=== Dataset section ===
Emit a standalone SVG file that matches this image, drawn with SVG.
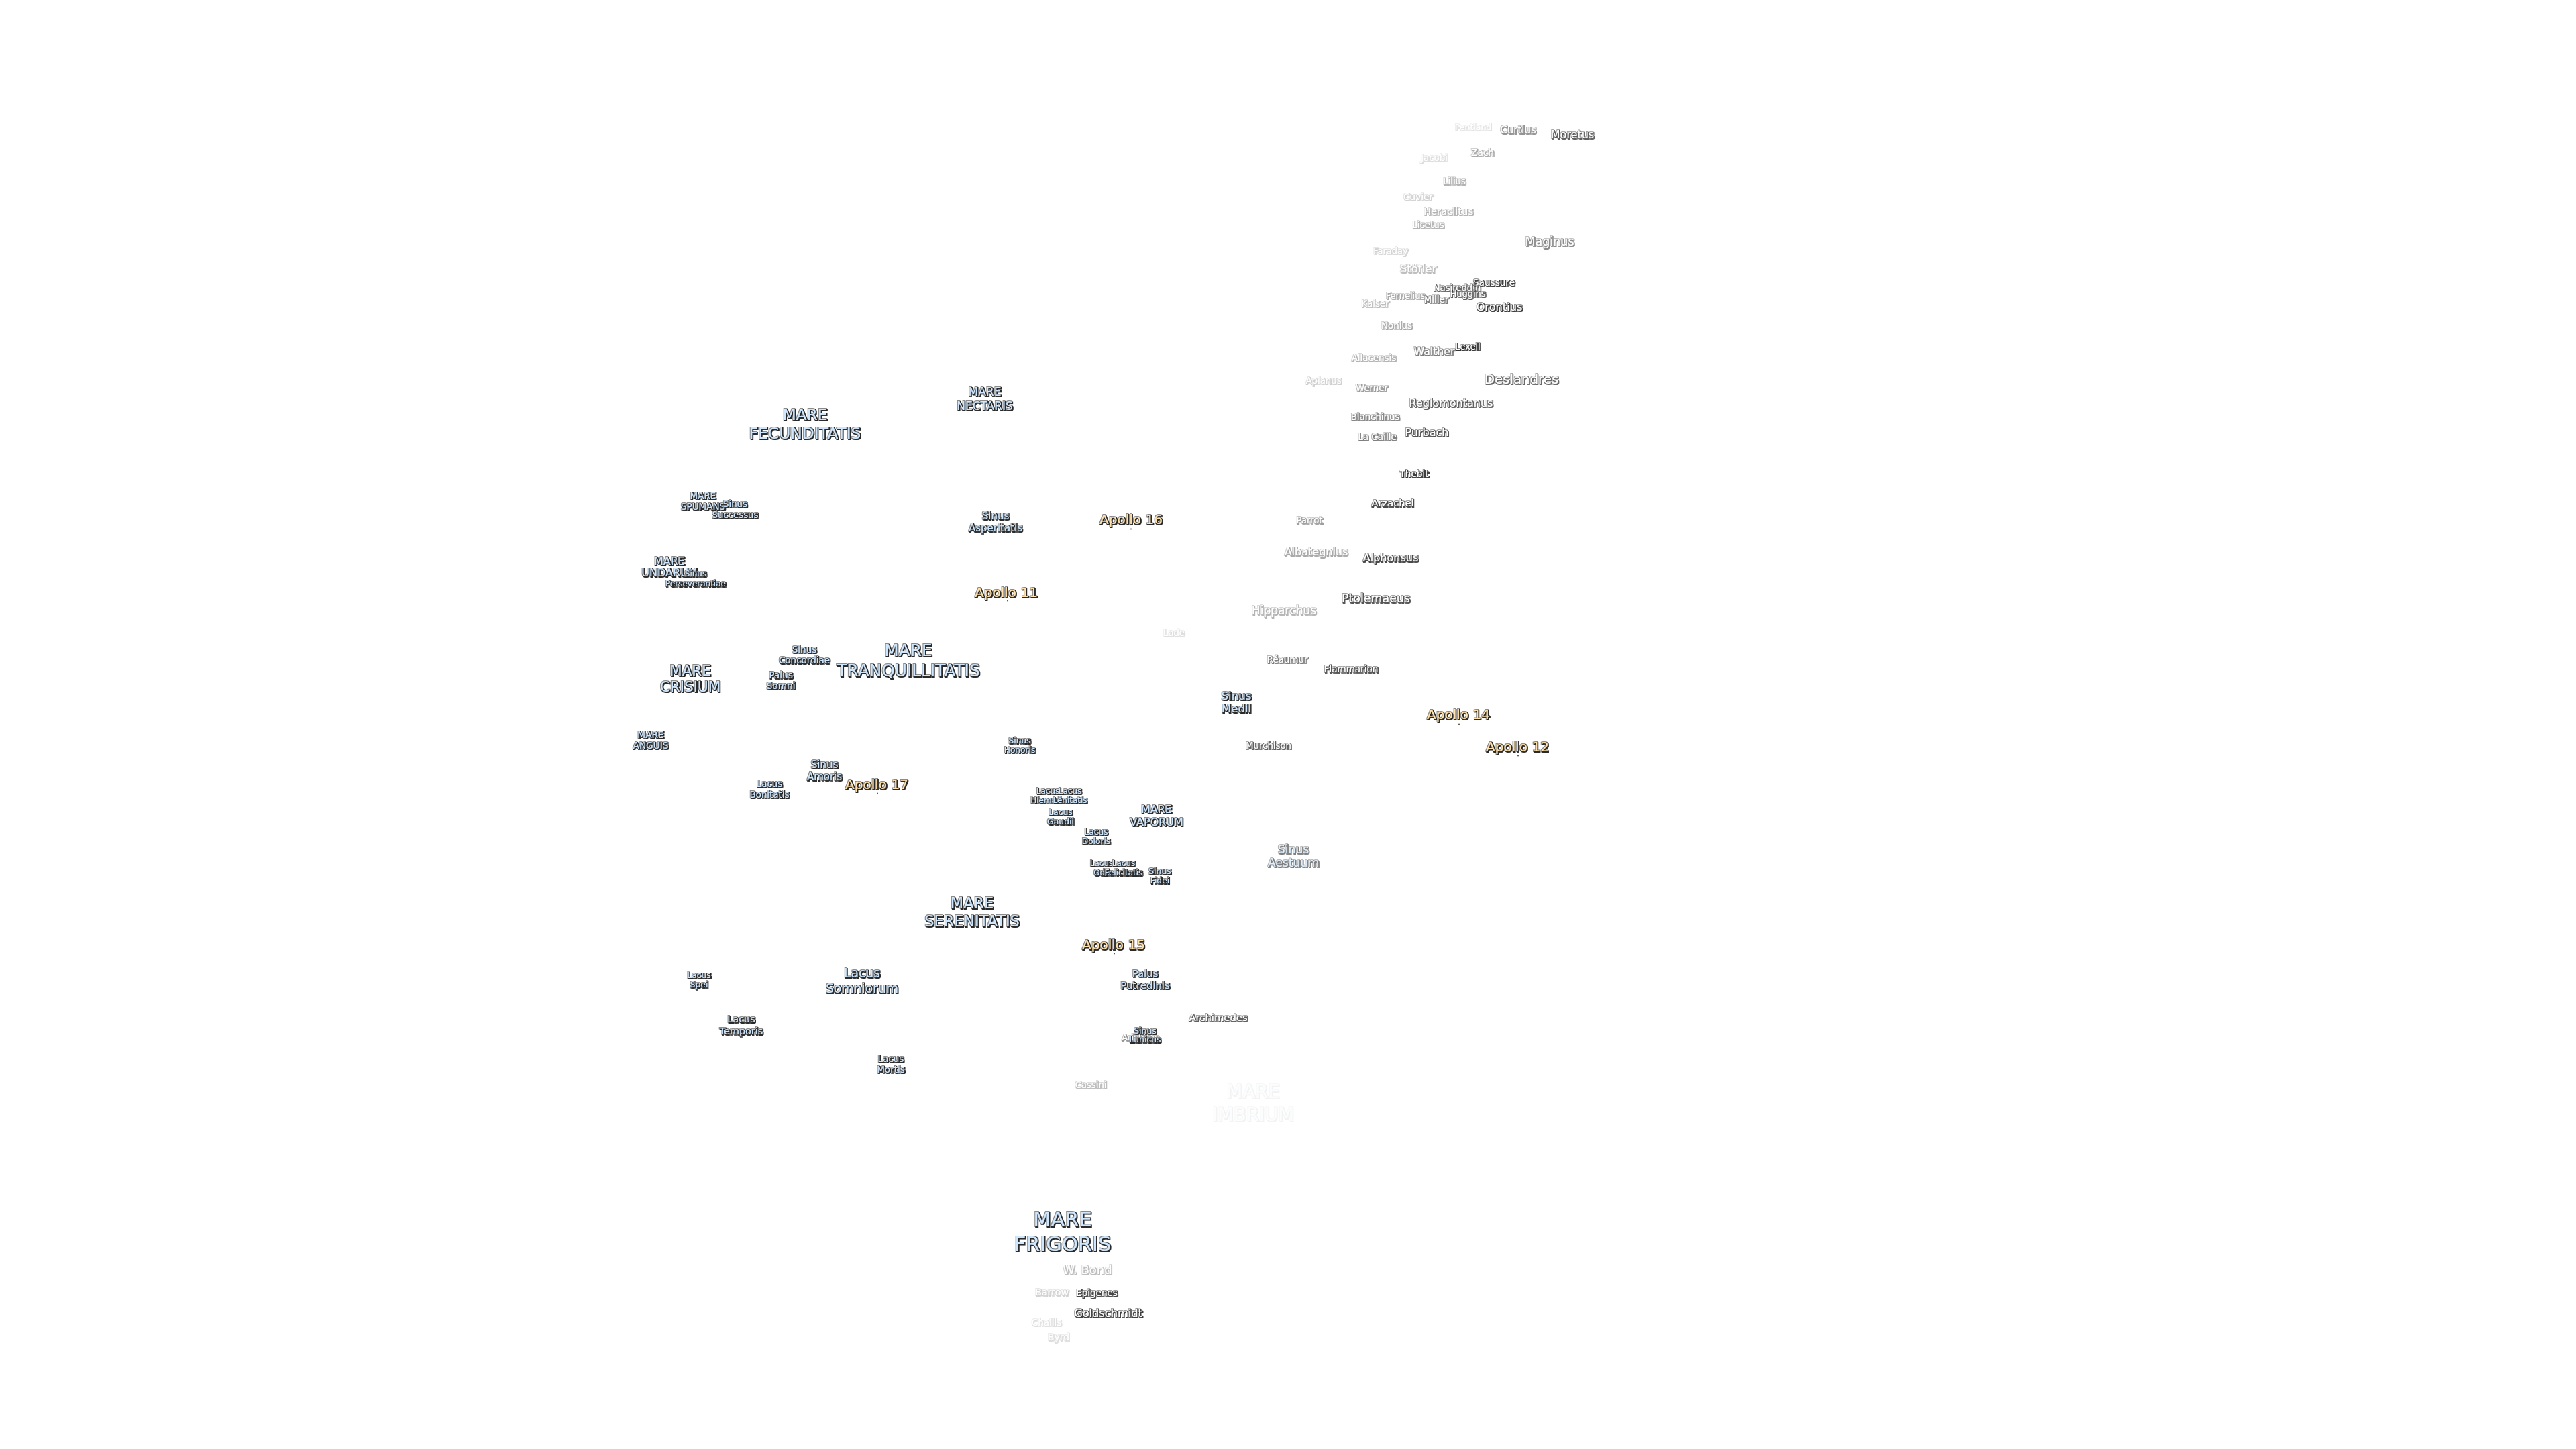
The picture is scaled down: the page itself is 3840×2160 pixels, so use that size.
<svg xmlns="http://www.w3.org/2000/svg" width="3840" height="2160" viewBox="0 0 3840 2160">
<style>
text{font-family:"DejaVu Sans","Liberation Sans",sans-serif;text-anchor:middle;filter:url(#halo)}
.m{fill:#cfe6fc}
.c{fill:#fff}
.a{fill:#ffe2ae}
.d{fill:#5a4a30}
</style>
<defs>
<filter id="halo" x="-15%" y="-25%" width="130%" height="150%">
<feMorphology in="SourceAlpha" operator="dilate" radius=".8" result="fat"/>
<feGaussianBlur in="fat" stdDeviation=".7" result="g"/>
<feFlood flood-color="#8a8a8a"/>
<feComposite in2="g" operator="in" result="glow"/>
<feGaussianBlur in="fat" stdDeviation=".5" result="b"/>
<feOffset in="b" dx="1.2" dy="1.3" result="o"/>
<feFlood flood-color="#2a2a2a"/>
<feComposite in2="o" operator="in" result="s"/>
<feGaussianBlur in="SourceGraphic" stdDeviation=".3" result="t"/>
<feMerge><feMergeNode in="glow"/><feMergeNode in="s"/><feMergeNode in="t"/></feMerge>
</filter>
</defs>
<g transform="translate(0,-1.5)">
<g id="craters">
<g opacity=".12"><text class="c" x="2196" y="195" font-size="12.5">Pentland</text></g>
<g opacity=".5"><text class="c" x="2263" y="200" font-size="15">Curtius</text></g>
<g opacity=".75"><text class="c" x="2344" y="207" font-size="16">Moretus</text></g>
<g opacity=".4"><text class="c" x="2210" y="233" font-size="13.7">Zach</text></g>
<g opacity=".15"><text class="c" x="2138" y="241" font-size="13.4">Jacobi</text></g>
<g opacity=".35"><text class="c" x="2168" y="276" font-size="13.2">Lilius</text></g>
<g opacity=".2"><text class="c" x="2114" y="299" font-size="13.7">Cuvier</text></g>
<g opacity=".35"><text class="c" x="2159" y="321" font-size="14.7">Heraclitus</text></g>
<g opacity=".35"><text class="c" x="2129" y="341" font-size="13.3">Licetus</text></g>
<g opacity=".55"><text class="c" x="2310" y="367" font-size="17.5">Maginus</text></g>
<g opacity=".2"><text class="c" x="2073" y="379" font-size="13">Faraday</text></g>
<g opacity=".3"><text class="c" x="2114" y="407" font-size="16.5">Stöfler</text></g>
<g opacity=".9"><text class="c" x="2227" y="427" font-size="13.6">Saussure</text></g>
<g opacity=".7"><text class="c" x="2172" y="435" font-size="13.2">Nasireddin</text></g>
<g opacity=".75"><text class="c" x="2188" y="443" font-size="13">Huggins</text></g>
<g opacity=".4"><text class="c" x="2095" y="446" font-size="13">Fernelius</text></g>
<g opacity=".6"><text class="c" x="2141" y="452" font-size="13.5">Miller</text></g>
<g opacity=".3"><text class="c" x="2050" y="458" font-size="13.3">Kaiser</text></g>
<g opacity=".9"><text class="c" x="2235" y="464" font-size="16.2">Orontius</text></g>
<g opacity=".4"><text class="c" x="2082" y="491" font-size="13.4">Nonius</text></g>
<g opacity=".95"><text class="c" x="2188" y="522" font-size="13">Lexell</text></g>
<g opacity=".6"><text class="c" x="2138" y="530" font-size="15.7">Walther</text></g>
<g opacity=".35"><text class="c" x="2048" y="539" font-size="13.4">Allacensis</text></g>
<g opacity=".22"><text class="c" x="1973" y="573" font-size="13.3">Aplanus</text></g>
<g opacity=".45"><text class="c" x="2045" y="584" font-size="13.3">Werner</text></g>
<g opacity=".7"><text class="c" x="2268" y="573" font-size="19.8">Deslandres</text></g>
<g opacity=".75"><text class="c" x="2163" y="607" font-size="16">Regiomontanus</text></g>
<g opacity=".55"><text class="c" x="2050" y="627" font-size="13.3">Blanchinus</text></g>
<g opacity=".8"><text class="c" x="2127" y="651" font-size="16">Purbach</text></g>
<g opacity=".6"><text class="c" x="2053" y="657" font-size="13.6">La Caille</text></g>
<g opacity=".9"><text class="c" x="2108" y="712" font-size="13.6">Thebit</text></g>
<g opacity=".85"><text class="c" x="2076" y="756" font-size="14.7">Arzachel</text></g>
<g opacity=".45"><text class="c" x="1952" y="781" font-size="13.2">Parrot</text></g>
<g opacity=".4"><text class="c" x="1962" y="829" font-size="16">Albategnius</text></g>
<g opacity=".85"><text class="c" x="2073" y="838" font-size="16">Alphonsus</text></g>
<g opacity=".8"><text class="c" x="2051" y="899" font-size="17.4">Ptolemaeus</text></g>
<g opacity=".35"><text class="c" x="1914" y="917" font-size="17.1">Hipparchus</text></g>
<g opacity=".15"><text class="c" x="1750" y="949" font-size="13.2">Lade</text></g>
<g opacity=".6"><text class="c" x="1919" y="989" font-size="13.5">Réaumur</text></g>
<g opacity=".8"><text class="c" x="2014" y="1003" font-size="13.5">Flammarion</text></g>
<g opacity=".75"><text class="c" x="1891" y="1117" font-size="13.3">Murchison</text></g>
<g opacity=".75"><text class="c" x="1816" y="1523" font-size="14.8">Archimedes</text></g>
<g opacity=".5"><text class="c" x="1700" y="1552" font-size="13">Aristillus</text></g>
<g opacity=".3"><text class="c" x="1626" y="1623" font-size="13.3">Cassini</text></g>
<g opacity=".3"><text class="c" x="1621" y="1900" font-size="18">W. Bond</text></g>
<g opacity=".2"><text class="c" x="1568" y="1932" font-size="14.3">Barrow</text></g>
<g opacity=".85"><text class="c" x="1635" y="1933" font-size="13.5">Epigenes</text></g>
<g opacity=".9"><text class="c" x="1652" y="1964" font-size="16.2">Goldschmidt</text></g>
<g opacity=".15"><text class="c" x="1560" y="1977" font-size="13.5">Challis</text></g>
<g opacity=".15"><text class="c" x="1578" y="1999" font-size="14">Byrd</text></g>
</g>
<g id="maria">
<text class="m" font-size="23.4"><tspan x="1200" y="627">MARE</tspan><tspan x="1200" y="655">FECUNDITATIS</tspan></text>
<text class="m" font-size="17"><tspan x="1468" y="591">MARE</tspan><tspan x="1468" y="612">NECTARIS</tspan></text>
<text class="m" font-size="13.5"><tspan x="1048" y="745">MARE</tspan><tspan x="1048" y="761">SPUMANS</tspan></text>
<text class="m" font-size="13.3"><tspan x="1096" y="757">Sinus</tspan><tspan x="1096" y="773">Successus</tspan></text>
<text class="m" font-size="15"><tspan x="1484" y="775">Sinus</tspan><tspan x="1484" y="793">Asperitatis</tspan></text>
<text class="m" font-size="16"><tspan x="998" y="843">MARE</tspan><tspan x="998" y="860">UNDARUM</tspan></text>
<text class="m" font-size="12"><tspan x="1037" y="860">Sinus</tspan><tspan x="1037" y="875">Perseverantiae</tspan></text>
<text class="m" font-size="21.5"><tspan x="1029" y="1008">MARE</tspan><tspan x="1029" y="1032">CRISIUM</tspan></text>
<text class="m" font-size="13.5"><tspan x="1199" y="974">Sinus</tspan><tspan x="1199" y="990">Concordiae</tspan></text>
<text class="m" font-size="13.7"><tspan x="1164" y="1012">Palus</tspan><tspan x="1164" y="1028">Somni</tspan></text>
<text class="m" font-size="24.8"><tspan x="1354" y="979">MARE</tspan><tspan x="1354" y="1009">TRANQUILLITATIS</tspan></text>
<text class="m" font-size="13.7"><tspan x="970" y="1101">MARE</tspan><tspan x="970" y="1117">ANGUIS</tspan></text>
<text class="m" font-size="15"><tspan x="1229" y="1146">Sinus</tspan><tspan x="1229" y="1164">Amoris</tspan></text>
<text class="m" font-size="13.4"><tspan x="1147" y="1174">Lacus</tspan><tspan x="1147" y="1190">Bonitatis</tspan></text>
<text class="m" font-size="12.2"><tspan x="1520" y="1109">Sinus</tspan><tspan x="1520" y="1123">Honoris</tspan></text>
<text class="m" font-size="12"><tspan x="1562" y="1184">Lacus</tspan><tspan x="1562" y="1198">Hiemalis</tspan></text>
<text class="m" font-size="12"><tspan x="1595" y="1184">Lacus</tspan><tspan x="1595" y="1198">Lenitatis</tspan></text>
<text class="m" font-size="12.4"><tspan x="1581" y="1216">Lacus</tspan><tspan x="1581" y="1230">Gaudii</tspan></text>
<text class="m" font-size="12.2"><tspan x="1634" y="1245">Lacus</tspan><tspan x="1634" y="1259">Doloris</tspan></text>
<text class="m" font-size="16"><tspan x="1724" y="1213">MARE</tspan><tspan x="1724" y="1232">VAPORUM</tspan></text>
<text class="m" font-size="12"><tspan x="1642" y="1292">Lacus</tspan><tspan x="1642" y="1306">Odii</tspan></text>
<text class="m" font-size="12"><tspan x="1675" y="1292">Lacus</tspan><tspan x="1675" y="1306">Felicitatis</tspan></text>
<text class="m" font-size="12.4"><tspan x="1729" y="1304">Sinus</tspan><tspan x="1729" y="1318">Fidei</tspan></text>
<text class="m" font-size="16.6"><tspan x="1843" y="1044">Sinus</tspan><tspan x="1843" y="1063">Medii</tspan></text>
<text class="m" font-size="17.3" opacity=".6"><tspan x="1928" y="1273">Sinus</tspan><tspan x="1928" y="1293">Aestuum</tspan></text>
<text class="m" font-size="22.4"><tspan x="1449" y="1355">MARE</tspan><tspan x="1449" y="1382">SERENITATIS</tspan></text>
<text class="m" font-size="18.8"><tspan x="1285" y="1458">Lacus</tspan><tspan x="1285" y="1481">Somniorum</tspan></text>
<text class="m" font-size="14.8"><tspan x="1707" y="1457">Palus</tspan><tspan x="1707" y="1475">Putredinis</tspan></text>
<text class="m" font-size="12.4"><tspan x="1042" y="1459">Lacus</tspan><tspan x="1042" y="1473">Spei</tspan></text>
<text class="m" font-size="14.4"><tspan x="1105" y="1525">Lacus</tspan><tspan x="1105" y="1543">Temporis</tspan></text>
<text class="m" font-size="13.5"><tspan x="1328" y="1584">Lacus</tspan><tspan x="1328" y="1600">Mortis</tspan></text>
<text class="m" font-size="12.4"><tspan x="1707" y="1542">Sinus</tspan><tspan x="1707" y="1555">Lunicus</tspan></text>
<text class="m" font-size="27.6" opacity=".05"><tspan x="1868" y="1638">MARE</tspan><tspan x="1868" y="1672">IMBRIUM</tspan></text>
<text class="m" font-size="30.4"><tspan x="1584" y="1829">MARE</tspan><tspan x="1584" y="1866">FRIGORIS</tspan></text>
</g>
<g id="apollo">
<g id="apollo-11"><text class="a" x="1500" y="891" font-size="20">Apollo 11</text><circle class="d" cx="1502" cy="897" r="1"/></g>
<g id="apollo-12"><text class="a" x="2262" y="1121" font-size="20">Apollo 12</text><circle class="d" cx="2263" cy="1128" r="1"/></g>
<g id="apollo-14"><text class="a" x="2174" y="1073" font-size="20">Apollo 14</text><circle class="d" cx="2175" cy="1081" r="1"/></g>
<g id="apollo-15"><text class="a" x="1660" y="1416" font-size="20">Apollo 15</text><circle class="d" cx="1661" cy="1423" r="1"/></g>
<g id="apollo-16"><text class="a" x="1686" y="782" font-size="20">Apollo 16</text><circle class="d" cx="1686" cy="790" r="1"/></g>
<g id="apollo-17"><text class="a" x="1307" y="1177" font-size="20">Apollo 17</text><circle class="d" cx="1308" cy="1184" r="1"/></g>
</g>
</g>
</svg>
===
Which lines of the data above contain "that"? Copy each one.

_Written answer_.
Emit a standalone SVG file that matches this image, drawn with SVG.
The picture is scaled down: the page itself is 3840×2160 pixels, so use that size.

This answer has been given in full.